When he continues to attain the third jhāna and enters it repeatedly, then bliss (sukha) begins to seem crude and his mind becomes more inclined towards one-pointedness, which seems more fine and pleasant to him. Over time, his mind becomes detached from bliss, thus attaining the fourth jhāna, which has the “counterpart sign” as its object of attention and only one-pointedness and equanimity (upekkhā) as its constituents.

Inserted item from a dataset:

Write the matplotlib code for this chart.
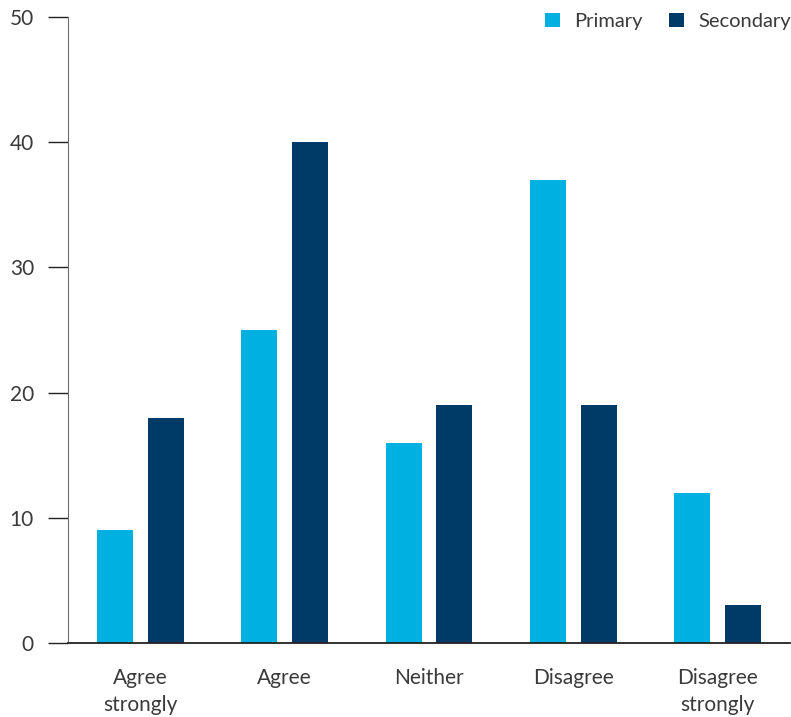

The difference between joy, bliss and equanimity can be understood by the following example. If someone, thirsty and exhausted in a desert, saw a lake at the edge of an oasis, he would feel joy or delight (pīti). But if he went to the lake and enjoyed the cool water, he would feel bliss or happiness (sukha). If he quenched his thirst and sat under the shade of the trees of the oasis to rest, he would feel equanimity (upekkhā). So, joy is the pleasure one feels from acquiring a desired object, while bliss is the real experience one lives when one acquires it. Where there is joy, there is also bliss. But where there is bliss, there is not necessarily joy, as in the case of the third jhāna.
The Nature of Ecstasies
Although ecstasies are blissful and beatific experiences, it must nevertheless be said that they lack the wisdom of insight and thus are not sufficient in order to attain the ultimate liberation and enlightenment. They themselves are impermanent achievements. However, the high degree of concentration, which on the one hand appeases the five mental obstacles (nīvaraṇa) and on the other hand produces a deep tranquility and ataraxia, can be used for insight meditation (vipassanā).